Increasing supply and cheaper options make it a tenant-led sector
Abu Dhabi’s office market remains under pressure, reports say
Abu Dhabi’s office rental market remained under pressure in the first quarter of 2018 and is forecast to stay on the weaker side for the remainder of the year amid supply increases and tenants opting for cheaper options, according to new studies.
However, there were "tentative signs" of renewed market activity after a subdued market performance in 2017 as landlords concede to lowering rents and offering appealing incentives, consultancy Knight Frank said in its Abu Dhabi office market quarterly review released on Tuesday. As a result leasing rates have dropped significantly across all market sectors in the emirate.
“The short-to-medium term outlook for Abu Dhabi’s office market remains negative with further falls in rental rates expected over the coming year,” Taimur Khan, a senior analyst at Knight Frank said.
The UAE’s property market has faced headwinds as a slowdown in the past two years on the back of a three-year oil slump has weakened demand and dented sales and rental prices.
Within the commercial sector, Grade B and office buildings, majority of them being older establishments, continue to see downward pressure as corporate tenants consolidate their activities in either smaller or higher quality offices and choseattractive offers from landlords. The prime commercial sector, however, has remained relatively stable with only marginal dips in rents.
Prime office rents in the first three months of the year reached an average of Dh1,800 per square metres per annum, down 1.6 year-on-year. Grade A and citywide office space, however, witnessed steeper declines in rents of 8.2 per cent and 12.9 per cent, over the same time period, respectively. Grade A rents registered on average of Dh1,422 square metre per annum while the citywide rents were at Dh1,083, according to the report.
Over the course of 2018 more than 195,000 square metres of stock is pencilled in to be delivered. However, Knight Frank said that in reality around 70,000 square metres is forecast to be handed over with the remainder likely to be pushed into the first half of 2019. A sizeable chunk of this new supply is not considered to be in prime category therefore its impact on the prime market is likely to be limited, according to Knight Frank.
Consultancy Asteco also said the capital’s commercial office market is in a contraction phase, with lower occupancy take-up by the public sector and oil and gas sector occupiers, which form the backbone of demand in the emirate.
“It is now a heavily tenant led market, with occupiers benefitting from a wide array of options, with landlords willing to offer much more flexibility in their leasing terms to secure tenancies and reduce the risk of long-term vacancy rates,” according to Asteco.
According to broker JLL Mena, mergers and acquisitions among government entities in the emirate, lower housing allowances and job cuts have led to consolidation in the commercial property sector.

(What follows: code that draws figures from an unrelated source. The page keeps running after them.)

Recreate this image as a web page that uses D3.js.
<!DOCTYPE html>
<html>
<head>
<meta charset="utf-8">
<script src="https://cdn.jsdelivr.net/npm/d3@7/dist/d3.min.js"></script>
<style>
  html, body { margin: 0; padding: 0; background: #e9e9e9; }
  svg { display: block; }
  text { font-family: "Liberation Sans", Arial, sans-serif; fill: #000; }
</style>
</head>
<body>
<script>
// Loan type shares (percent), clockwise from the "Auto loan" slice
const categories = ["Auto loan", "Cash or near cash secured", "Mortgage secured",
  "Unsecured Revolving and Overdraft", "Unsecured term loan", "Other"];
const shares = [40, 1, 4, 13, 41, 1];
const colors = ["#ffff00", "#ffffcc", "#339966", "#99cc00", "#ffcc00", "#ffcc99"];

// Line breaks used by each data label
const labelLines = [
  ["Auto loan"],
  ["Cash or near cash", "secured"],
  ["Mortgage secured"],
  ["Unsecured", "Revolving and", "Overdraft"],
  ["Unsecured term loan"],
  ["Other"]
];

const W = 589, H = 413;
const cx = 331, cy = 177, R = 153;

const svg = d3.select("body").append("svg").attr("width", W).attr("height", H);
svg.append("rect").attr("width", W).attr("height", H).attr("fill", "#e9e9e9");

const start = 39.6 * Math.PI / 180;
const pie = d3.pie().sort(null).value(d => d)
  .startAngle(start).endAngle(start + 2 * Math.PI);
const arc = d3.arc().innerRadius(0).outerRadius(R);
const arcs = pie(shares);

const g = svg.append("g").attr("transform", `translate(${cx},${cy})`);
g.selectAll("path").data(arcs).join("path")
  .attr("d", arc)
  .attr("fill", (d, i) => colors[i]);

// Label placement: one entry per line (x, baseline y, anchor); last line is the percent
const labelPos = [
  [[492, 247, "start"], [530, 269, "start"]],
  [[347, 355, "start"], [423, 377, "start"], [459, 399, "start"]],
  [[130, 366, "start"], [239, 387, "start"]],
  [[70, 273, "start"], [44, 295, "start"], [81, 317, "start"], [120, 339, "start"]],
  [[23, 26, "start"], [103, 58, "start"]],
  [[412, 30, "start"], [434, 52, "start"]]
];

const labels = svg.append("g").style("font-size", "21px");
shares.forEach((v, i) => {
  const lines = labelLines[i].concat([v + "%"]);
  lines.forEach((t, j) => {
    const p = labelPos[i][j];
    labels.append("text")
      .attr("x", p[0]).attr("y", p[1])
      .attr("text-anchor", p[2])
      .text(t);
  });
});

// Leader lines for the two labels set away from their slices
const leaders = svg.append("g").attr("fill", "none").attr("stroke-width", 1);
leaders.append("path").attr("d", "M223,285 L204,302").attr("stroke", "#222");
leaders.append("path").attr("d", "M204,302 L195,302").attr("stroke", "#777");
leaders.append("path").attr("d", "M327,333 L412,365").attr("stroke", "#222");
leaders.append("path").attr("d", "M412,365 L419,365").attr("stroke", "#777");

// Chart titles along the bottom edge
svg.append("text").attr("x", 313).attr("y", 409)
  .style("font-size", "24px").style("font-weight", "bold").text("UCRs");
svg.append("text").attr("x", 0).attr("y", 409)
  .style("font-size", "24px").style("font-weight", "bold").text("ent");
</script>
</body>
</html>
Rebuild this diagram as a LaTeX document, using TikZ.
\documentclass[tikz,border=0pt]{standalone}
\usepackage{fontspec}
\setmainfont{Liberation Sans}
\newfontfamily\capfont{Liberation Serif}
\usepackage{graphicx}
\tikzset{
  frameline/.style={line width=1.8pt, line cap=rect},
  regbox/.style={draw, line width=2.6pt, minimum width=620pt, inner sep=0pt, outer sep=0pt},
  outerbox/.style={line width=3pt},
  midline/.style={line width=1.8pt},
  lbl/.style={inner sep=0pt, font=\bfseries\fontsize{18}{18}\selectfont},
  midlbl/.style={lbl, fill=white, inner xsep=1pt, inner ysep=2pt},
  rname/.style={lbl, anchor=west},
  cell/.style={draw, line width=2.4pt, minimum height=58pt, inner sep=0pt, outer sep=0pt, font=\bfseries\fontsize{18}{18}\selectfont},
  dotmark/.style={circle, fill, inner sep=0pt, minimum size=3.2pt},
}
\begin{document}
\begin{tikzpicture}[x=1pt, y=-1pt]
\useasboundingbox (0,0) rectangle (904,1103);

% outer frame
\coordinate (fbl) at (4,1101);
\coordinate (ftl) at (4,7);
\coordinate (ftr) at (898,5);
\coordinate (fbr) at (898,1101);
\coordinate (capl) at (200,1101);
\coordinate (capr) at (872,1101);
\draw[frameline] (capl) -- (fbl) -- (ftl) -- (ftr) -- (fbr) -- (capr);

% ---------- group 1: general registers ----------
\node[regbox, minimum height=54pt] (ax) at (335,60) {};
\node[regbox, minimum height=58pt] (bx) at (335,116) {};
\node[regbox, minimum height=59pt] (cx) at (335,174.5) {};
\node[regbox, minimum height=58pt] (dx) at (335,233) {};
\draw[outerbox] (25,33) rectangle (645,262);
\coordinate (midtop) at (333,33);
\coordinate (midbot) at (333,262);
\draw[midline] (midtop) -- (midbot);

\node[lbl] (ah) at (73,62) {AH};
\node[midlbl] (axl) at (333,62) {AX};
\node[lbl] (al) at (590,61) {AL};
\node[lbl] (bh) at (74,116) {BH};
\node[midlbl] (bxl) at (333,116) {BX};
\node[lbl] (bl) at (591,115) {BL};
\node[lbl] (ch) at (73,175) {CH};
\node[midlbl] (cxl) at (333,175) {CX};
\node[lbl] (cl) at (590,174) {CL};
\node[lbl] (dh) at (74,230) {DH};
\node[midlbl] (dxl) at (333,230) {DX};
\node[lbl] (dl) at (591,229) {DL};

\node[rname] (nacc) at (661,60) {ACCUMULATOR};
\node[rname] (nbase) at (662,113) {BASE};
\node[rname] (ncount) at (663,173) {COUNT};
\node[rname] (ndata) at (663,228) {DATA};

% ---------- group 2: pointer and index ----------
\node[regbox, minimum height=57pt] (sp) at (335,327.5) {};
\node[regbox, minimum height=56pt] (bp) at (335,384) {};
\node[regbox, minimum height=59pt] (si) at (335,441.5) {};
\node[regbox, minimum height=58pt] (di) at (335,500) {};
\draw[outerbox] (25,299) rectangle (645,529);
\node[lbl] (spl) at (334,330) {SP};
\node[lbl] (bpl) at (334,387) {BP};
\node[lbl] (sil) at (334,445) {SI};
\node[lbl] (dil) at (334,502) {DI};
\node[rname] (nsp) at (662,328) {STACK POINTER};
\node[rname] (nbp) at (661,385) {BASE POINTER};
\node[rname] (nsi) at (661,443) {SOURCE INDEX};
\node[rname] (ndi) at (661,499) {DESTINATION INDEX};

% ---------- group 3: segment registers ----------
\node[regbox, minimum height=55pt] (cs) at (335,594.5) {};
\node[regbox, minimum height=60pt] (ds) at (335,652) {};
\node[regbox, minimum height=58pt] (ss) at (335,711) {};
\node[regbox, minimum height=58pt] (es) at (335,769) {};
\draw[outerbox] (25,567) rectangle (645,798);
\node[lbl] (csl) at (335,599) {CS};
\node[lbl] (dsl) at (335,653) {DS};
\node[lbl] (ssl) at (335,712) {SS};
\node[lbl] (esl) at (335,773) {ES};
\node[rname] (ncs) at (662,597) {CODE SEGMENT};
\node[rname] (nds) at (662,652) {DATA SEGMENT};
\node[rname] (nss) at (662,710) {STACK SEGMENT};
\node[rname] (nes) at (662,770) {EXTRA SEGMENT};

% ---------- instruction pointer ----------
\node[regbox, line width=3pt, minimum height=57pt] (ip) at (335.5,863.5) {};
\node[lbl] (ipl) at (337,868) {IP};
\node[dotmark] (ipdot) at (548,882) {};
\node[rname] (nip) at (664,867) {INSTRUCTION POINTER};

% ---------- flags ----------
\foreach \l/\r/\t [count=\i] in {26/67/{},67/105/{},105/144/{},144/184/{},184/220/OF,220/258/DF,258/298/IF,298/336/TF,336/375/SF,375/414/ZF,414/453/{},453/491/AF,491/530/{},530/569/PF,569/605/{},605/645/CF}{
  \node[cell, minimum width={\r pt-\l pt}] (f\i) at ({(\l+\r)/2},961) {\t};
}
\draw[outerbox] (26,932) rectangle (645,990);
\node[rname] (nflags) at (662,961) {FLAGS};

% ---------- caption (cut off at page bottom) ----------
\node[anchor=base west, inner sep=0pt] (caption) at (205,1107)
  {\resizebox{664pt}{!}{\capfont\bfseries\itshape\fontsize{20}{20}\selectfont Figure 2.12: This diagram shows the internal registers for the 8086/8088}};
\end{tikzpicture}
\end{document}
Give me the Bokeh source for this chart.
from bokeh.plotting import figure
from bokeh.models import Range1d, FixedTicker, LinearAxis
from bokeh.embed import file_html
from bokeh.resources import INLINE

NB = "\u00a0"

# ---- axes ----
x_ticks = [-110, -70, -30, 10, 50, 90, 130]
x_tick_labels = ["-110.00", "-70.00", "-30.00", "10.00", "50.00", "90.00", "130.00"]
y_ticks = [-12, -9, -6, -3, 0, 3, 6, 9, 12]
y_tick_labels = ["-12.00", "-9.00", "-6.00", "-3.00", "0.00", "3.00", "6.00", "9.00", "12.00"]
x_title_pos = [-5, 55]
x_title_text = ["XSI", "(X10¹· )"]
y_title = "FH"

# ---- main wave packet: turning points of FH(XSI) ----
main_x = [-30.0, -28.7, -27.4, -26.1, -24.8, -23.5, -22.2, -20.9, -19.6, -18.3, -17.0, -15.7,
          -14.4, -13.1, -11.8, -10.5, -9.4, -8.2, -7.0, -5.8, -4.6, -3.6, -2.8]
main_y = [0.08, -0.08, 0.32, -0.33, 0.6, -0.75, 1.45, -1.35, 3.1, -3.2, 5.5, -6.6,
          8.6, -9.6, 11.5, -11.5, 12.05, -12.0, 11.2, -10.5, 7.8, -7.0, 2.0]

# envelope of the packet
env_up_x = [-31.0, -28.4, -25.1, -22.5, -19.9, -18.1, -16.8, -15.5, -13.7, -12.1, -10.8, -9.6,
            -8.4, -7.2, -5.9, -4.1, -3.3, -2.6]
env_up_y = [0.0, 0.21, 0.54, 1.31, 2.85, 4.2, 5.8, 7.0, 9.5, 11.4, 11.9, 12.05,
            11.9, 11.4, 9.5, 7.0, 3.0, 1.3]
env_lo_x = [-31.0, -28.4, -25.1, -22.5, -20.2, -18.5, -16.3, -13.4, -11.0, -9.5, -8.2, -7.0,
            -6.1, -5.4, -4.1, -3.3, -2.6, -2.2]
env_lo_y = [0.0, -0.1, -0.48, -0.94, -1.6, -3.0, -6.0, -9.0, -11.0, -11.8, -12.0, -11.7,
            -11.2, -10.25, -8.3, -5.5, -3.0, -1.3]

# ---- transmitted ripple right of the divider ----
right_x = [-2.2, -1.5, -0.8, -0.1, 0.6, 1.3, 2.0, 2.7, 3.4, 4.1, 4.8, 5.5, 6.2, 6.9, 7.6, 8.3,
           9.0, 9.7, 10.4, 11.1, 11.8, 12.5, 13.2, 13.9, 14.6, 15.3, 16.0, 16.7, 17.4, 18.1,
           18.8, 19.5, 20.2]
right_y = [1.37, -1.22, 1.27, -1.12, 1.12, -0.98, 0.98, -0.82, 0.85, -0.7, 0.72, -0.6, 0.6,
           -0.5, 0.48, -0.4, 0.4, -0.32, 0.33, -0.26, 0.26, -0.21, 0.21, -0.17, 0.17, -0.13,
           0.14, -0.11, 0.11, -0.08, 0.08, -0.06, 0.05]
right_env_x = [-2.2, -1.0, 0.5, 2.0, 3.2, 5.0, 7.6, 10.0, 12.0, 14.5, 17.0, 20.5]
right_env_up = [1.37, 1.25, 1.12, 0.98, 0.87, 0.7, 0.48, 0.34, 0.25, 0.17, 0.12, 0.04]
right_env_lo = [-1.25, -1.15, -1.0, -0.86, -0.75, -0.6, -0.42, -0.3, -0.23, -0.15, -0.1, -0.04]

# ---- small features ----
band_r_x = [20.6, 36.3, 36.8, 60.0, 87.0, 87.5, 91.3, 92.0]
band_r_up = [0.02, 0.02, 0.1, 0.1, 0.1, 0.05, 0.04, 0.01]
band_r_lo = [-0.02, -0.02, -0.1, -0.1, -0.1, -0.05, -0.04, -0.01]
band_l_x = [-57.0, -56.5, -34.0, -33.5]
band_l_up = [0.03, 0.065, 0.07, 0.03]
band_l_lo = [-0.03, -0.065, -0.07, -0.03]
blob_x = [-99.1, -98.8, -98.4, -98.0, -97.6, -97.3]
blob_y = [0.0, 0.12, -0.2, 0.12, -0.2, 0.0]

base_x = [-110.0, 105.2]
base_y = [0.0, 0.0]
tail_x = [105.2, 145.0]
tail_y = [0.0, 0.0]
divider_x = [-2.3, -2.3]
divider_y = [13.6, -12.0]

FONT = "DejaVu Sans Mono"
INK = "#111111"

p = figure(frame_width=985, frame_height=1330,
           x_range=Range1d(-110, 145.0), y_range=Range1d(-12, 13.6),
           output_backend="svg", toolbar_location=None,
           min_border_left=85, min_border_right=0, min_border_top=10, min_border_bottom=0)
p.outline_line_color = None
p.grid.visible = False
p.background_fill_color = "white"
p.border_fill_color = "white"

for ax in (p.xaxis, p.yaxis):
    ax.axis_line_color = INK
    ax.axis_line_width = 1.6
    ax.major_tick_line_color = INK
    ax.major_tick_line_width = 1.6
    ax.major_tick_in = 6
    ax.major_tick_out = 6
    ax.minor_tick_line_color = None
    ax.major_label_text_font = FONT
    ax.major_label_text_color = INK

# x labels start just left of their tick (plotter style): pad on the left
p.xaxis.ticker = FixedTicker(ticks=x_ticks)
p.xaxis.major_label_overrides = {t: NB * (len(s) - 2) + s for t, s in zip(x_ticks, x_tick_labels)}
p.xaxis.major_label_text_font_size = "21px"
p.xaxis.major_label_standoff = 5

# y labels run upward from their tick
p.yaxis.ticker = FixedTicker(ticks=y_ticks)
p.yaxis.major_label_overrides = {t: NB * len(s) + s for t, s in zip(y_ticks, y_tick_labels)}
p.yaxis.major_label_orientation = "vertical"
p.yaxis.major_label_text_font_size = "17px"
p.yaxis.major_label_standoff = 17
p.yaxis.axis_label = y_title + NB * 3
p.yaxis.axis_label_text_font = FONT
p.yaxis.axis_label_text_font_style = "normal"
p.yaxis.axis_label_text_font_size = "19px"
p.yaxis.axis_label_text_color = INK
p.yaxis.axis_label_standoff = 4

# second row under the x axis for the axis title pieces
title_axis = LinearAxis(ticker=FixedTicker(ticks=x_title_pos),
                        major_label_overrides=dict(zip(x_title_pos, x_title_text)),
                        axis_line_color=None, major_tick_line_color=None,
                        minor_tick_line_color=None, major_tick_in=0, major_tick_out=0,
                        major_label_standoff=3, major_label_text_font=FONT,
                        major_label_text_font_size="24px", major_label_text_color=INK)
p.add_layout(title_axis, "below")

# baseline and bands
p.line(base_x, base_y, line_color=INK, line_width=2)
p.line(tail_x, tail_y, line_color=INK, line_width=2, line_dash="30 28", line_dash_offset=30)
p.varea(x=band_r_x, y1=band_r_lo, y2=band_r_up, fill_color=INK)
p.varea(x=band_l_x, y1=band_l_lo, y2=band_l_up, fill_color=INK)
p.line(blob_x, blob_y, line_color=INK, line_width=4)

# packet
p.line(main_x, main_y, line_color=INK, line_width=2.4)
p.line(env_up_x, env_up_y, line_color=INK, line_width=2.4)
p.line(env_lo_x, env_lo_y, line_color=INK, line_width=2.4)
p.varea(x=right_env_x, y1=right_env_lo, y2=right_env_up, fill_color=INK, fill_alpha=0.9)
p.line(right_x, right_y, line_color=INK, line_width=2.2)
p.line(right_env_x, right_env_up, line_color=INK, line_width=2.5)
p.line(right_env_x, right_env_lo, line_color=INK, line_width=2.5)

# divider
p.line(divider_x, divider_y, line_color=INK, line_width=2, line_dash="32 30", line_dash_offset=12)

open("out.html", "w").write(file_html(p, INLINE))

"The period of consolidation in Abu Dhabi appears to be coming to an end and the office market should benefit from the growth (direct and indirect) generated by these newly formed entities," JLL said. "The price differentiation between Grade A and Grade B stock remains too great to trigger a significant 'flight to quality' but there have been indications that if the best buildings offer the right incentives then tenants do see an opportunity to upgrade."